» **EXERCISE OBJECTIVE**
Set the listing down again in full, word for word, with the pictures left out.

§ §

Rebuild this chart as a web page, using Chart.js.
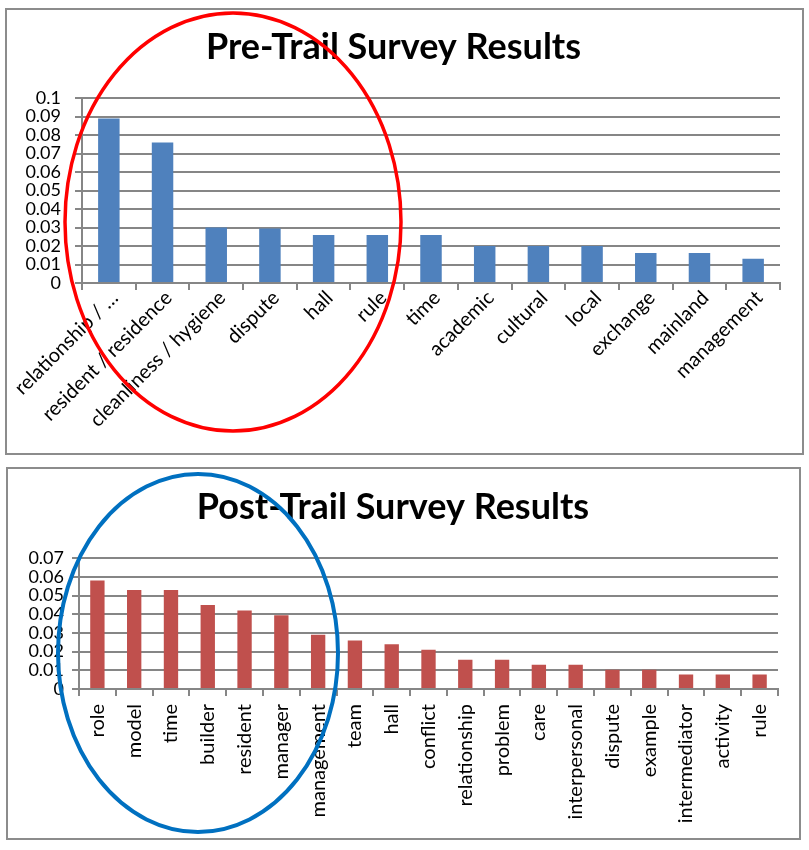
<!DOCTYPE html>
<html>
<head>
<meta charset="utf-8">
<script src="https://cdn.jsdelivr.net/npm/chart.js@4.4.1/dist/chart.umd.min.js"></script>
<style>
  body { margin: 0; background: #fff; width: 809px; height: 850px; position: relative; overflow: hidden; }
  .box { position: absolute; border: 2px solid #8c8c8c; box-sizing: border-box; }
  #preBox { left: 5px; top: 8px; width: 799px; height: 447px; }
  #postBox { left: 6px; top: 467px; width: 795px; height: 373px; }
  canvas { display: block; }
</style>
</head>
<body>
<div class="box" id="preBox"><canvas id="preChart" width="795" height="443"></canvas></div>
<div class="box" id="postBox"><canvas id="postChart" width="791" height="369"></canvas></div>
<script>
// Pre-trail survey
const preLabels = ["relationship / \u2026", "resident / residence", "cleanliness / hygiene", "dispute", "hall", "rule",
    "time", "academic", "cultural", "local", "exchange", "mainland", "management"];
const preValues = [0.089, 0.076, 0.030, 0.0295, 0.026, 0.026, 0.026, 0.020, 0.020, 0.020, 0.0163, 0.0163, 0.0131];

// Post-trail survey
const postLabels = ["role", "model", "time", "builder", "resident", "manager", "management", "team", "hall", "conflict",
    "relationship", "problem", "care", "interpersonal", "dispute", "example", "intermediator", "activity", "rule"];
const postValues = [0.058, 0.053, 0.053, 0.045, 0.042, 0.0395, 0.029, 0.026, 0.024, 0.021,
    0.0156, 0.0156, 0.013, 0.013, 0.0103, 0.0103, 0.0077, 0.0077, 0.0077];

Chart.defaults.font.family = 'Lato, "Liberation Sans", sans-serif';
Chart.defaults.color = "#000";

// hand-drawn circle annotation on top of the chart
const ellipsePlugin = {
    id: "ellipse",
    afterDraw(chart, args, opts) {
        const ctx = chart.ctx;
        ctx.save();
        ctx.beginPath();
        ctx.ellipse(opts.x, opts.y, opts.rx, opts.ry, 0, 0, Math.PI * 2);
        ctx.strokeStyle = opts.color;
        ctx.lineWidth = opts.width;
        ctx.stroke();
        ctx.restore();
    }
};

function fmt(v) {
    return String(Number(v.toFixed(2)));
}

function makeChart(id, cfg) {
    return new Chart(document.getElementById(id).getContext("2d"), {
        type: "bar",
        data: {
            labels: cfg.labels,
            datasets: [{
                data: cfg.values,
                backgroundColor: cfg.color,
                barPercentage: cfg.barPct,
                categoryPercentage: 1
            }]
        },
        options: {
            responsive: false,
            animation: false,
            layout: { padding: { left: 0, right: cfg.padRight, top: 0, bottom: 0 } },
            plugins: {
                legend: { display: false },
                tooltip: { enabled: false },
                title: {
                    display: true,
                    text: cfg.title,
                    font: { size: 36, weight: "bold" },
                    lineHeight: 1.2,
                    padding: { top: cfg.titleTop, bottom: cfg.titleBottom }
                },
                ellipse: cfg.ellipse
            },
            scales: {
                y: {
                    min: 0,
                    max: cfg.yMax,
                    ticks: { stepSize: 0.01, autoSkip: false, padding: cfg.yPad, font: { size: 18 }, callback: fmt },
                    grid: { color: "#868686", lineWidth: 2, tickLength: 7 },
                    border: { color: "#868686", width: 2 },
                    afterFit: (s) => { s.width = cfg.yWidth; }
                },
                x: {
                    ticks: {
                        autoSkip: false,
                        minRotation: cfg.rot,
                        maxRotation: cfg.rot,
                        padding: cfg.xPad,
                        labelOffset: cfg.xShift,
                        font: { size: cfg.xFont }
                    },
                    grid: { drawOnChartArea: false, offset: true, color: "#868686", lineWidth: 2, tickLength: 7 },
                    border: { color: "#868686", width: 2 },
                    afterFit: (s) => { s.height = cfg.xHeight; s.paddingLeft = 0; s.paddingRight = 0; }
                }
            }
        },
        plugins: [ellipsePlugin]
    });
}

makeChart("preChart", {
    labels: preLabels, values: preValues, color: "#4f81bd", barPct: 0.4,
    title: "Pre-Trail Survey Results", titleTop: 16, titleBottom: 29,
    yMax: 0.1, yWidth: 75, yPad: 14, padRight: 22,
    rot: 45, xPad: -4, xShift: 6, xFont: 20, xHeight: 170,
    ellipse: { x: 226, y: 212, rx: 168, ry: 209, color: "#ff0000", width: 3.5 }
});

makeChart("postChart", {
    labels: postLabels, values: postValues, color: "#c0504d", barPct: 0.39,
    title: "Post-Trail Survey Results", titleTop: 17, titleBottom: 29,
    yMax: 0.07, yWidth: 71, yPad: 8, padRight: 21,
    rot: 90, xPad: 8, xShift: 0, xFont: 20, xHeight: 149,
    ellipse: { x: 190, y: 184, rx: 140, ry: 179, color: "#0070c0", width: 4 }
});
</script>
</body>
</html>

§ §

» **THE OUTPUT**
Rebuild this chart as a web page, using Chart.js.
<!DOCTYPE html>
<html>
<head>
<meta charset="utf-8">
<script src="https://cdn.jsdelivr.net/npm/chart.js@4.4.1/dist/chart.umd.min.js"></script>
<style>
  body { margin: 0; background: #fff; width: 809px; height: 850px; position: relative; overflow: hidden; }
  .box { position: absolute; border: 2px solid #8c8c8c; box-sizing: border-box; }
  #preBox { left: 5px; top: 8px; width: 799px; height: 447px; }
  #postBox { left: 6px; top: 467px; width: 795px; height: 373px; }
  canvas { display: block; }
</style>
</head>
<body>
<div class="box" id="preBox"><canvas id="preChart" width="795" height="443"></canvas></div>
<div class="box" id="postBox"><canvas id="postChart" width="791" height="369"></canvas></div>
<script>
// Pre-trail survey
const preLabels = ["relationship / \u2026", "resident / residence", "cleanliness / hygiene", "dispute", "hall", "rule",
    "time", "academic", "cultural", "local", "exchange", "mainland", "management"];
const preValues = [0.089, 0.076, 0.030, 0.0295, 0.026, 0.026, 0.026, 0.020, 0.020, 0.020, 0.0163, 0.0163, 0.0131];

// Post-trail survey
const postLabels = ["role", "model", "time", "builder", "resident", "manager", "management", "team", "hall", "conflict",
    "relationship", "problem", "care", "interpersonal", "dispute", "example", "intermediator", "activity", "rule"];
const postValues = [0.058, 0.053, 0.053, 0.045, 0.042, 0.0395, 0.029, 0.026, 0.024, 0.021,
    0.0156, 0.0156, 0.013, 0.013, 0.0103, 0.0103, 0.0077, 0.0077, 0.0077];

Chart.defaults.font.family = 'Lato, "Liberation Sans", sans-serif';
Chart.defaults.color = "#000";

// hand-drawn circle annotation on top of the chart
const ellipsePlugin = {
    id: "ellipse",
    afterDraw(chart, args, opts) {
        const ctx = chart.ctx;
        ctx.save();
        ctx.beginPath();
        ctx.ellipse(opts.x, opts.y, opts.rx, opts.ry, 0, 0, Math.PI * 2);
        ctx.strokeStyle = opts.color;
        ctx.lineWidth = opts.width;
        ctx.stroke();
        ctx.restore();
    }
};

function fmt(v) {
    return String(Number(v.toFixed(2)));
}

function makeChart(id, cfg) {
    return new Chart(document.getElementById(id).getContext("2d"), {
        type: "bar",
        data: {
            labels: cfg.labels,
            datasets: [{
                data: cfg.values,
                backgroundColor: cfg.color,
                barPercentage: cfg.barPct,
                categoryPercentage: 1
            }]
        },
        options: {
            responsive: false,
            animation: false,
            layout: { padding: { left: 0, right: cfg.padRight, top: 0, bottom: 0 } },
            plugins: {
                legend: { display: false },
                tooltip: { enabled: false },
                title: {
                    display: true,
                    text: cfg.title,
                    font: { size: 36, weight: "bold" },
                    lineHeight: 1.2,
                    padding: { top: cfg.titleTop, bottom: cfg.titleBottom }
                },
                ellipse: cfg.ellipse
            },
            scales: {
                y: {
                    min: 0,
                    max: cfg.yMax,
                    ticks: { stepSize: 0.01, autoSkip: false, padding: cfg.yPad, font: { size: 18 }, callback: fmt },
                    grid: { color: "#868686", lineWidth: 2, tickLength: 7 },
                    border: { color: "#868686", width: 2 },
                    afterFit: (s) => { s.width = cfg.yWidth; }
                },
                x: {
                    ticks: {
                        autoSkip: false,
                        minRotation: cfg.rot,
                        maxRotation: cfg.rot,
                        padding: cfg.xPad,
                        labelOffset: cfg.xShift,
                        font: { size: cfg.xFont }
                    },
                    grid: { drawOnChartArea: false, offset: true, color: "#868686", lineWidth: 2, tickLength: 7 },
                    border: { color: "#868686", width: 2 },
                    afterFit: (s) => { s.height = cfg.xHeight; s.paddingLeft = 0; s.paddingRight = 0; }
                }
            }
        },
        plugins: [ellipsePlugin]
    });
}

makeChart("preChart", {
    labels: preLabels, values: preValues, color: "#4f81bd", barPct: 0.4,
    title: "Pre-Trail Survey Results", titleTop: 16, titleBottom: 29,
    yMax: 0.1, yWidth: 75, yPad: 14, padRight: 22,
    rot: 45, xPad: -4, xShift: 6, xFont: 20, xHeight: 170,
    ellipse: { x: 226, y: 212, rx: 168, ry: 209, color: "#ff0000", width: 3.5 }
});

makeChart("postChart", {
    labels: postLabels, values: postValues, color: "#c0504d", barPct: 0.39,
    title: "Post-Trail Survey Results", titleTop: 17, titleBottom: 29,
    yMax: 0.07, yWidth: 71, yPad: 8, padRight: 21,
    rot: 90, xPad: 8, xShift: 0, xFont: 20, xHeight: 149,
    ellipse: { x: 190, y: 184, rx: 140, ry: 179, color: "#0070c0", width: 4 }
});
</script>
</body>
</html>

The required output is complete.